Hedy kurbanı: Allahu Teala'nın rızasını
kazanmak için veya hac ibadetindeki bir eksiklikten yahut ihram yasaklama uymamaktan
dolayı keffaret (ceza) olarak kesilmek üzere Harem-i Şerif'e götürülen veya kendisi
yahut parası gönderilen kurbana "hedy" denir, ayette şöyle buyurulur:
"Eğer emniyet içinde iseniz, hac zamanına kadar umre yapana, gücünün yettiği
bir kurban (hedy) gerekir" (el-Bakara, 2/ 196). Temettu' veya kıran haccında
kesilen şükür kurbanı ile hac mevsiminde Harem'de kesilen nafile her cins kurban
"hedy kurbanı" olup, bunların sahipleri etlerinden yiyebilir.

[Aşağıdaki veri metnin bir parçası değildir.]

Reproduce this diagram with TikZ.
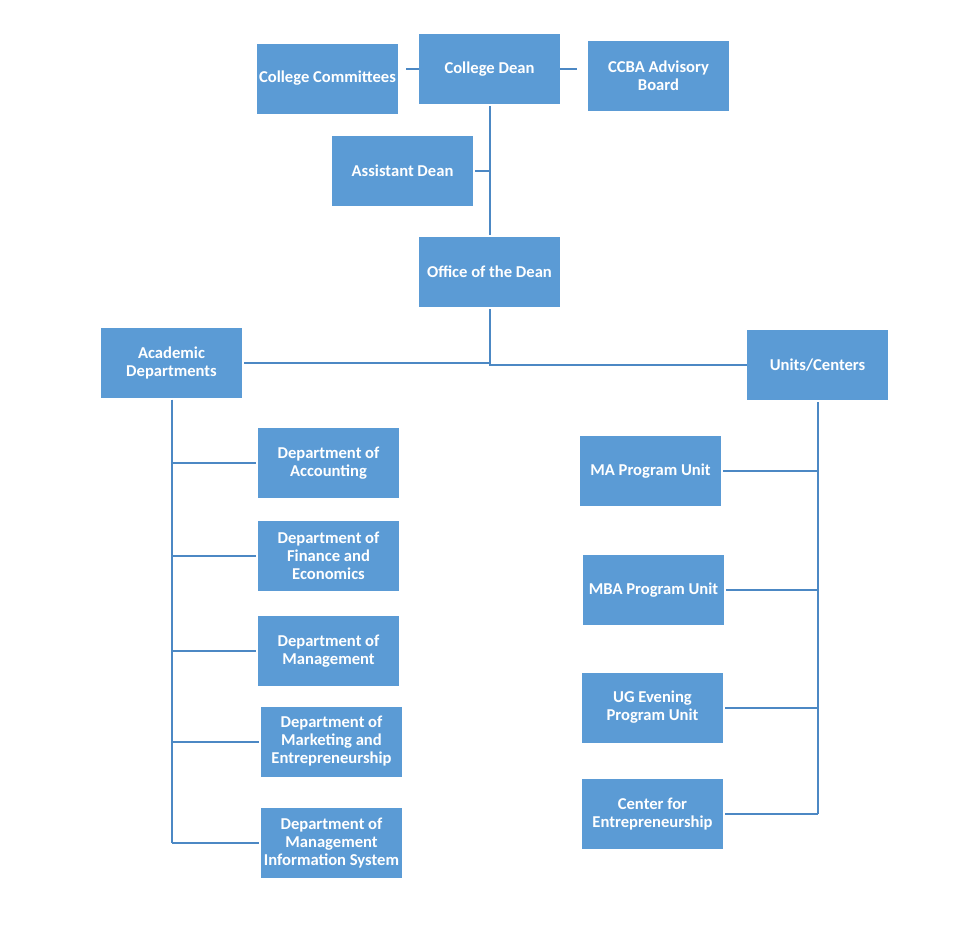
\documentclass[tikz,border=0pt]{standalone}
\usepackage{fontspec}
\setmainfont{Carlito}
\definecolor{boxblue}{RGB}{91,155,213}
\definecolor{lineblue}{RGB}{76,136,196}
\begin{document}
\begin{tikzpicture}[x=1pt,y=-1pt,
  box/.style={fill=boxblue, draw=none, text=white, minimum width=141pt, minimum height=70pt, inner sep=1pt, align=center, font=\fontsize{16.6}{18}\selectfont\bfseries},
  conn/.style={draw=lineblue, line width=2pt}]
\useasboundingbox (0,0) rectangle (973,948);
\node[box] (cc) at (327.5,78.5) {College Committees};
\node[box] (cd) at (489.5,69) {College Dean};
\node[box] (ccba) at (658.5,75.5) {CCBA Advisory\\Board};
\node[box] (ad) at (402.5,170.5) {Assistant Dean};
\node[box] (od) at (489.5,272) {Office of the Dean};
\node[box] (acad) at (171.5,362.5) {Academic\\Departments};
\node[box] (units) at (817.5,365) {Units/Centers};
\node[box] (acc) at (328.5,463) {Department of\\Accounting};
\node[box] (fin) at (328.5,555.5) {Department of\\Finance and\\Economics};
\node[box] (mgmt) at (328.5,651) {Department of\\Management};
\node[box] (mkt) at (331.5,741.5) {Department of\\Marketing and\\Entrepreneurship};
\node[box] (mis) at (331.5,843) {Department of\\Management\\Information System};
\node[box] (ma) at (650.5,471) {MA Program Unit};
\node[box] (mba) at (653.5,590) {MBA Program Unit};
\node[box] (ug) at (652.5,707.5) {UG Evening\\Program Unit};
\node[box] (cen) at (652.5,814) {Center for\\Entrepreneurship};
% top
\draw[conn] (cd.west) -- ([xshift=8pt]cc.east |- cd.west);
\draw[conn] (cd.east) -- ([xshift=-11pt]ccba.west |- cd.east);
\draw[conn, shorten <=2pt, shorten >=2pt] (cd.south) -- (od.north);
\draw[conn, shorten <=2pt] (ad.east) -- (cd.south |- ad.east);
% office
\draw[conn, shorten <=2pt] (od.south) -- (od.south |- units.west) -- (units.west);
\draw[conn, shorten <=2pt] (acad.east) -- (od.south |- acad.east);
% academic
\draw[conn, shorten <=2pt] (acad.south) -- (acad.south |- mis.west);
\foreach \n in {acc,fin,mgmt,mkt,mis}
  \draw[conn, shorten >=2pt] (acad.south |- \n.west) -- (\n.west);
% units
\draw[conn, shorten <=2pt] (units.south) -- (units.south |- cen.east);
\foreach \n in {ma,mba,ug,cen}
  \draw[conn, shorten <=2pt] (\n.east) -- (units.south |- \n.east);
\end{tikzpicture}
\end{document}
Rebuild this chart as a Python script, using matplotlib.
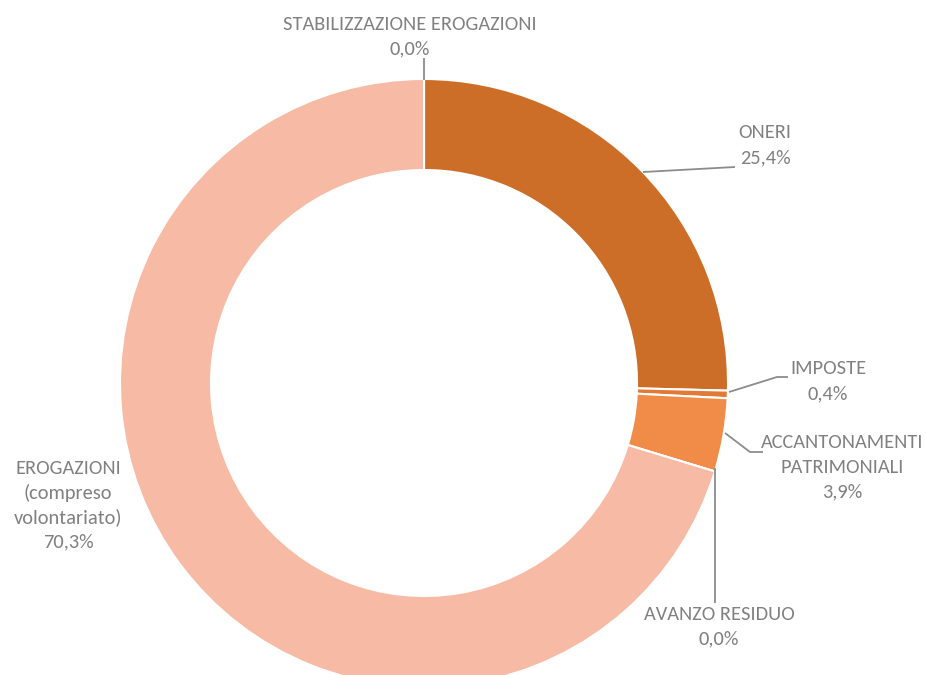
import matplotlib
matplotlib.use("Agg")
import matplotlib.pyplot as plt

plt.rcParams["font.family"] = ["Carlito", "DejaVu Sans"]

# slices clockwise from 12 o'clock
labels = ["ONERI", "IMPOSTE", "ACCANTONAMENTI\nPATRIMONIALI", "AVANZO RESIDUO",
          "EROGAZIONI\n(compreso\nvolontariato)", "STABILIZZAZIONE EROGAZIONI"]
shares = [25.4, 0.4, 3.9, 0.0, 70.3, 0.0]
colors = ["#CC6E28", "#E27A36", "#F08C48", "#F2A070", "#F7BAA4", "#F7BAA4"]

W, H = 926, 675
CX, CY = 424, H - 383
R_OUT, R_IN = 304, 213
TXT = "#808080"


def fmt(v):
    return f"{v:.1f}%".replace(".", ",")


fig = plt.figure(figsize=(W / 100, H / 100), dpi=100)
ax = fig.add_axes([0, 0, 1, 1])
ax.axis("off")

ax.pie(shares, colors=colors, startangle=90, counterclock=False,
       center=(CX, CY), radius=R_OUT, normalize=True,
       wedgeprops=dict(width=R_OUT - R_IN, edgecolor="white", linewidth=1.5))
ax.set_xlim(0, W)
ax.set_ylim(0, H)
ax.set_aspect("equal")


def y(top):
    return H - top


# leader lines (pixel coords measured from the top)
leaders = [
    [(643, 172), (735, 167)],
    [(729, 392), (777, 377), (788, 377)],
    [(725, 433), (750, 452), (763, 452)],
    [(715, 468), (715, 603)],
    [(424, 58), (424, 80)],
]
for pts in leaders:
    ax.plot([p[0] for p in pts], [y(p[1]) for p in pts], color="#8c8c8c",
            lw=1.3, solid_capstyle="butt")

# label anchors: centre x, centre y of first line (from top)
anchors = [(765, 133), (828, 369), (842, 443), (719, 614), (68, 468), (410, 24)]
LINE = 24.5
fs = 14.7
for (lx, ly), lab, v in zip(anchors, labels, shares):
    lines = lab.split("\n") + [fmt(v)]
    for k, ln in enumerate(lines):
        ax.text(lx, y(ly + k * LINE), ln, ha="center", va="center",
                fontsize=fs, color=TXT)

fig.savefig("out.png", dpi=100)
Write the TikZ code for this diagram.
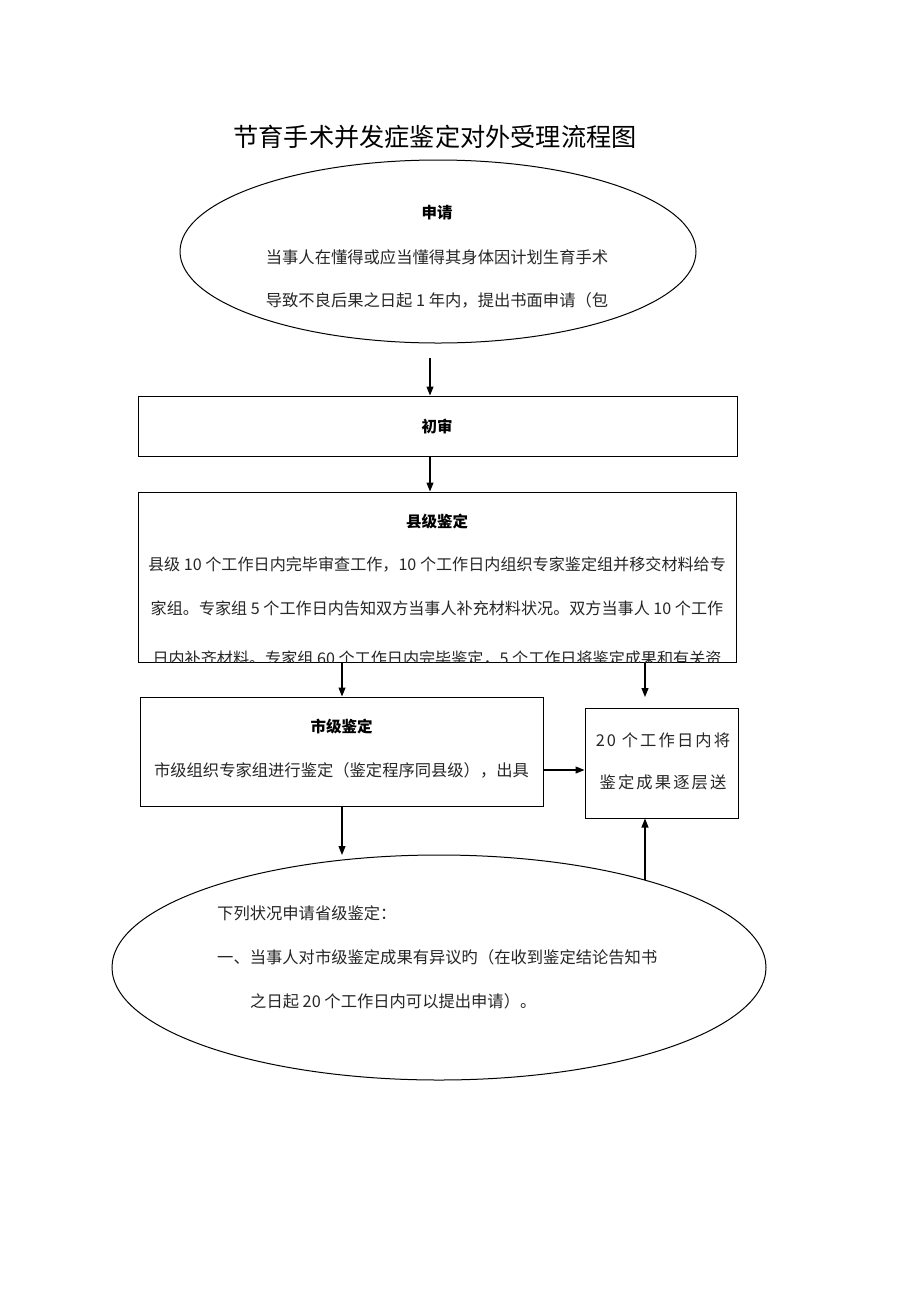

Ceza veya
keffaret kurbanı ise hedy olmakla birlikte zekat, adak kurbanı ve fıtır sadakası
türünden sayıldığı için, bunun etinden sahibi, eşi, usul ve füruu yiyemezler.
Yiyecek olurlarsa kıymetini yoksullara ödemeleri gerekir. Şükür kurbanı bayramın
ilk üç gününde tıraş olmazdan önce kesilebilirse de, birinci günü kesilmesi daha
faziletlidir (el-Meydanî, el-Lübab, l, 193 vd:; ibn Kudame, el-Muğnî, III, 475-478;
İbn Rüşd, Bidayetü'l-Müctehid, Mısır, l, 357; ez-Zühaylî, age, III, 224 vd.).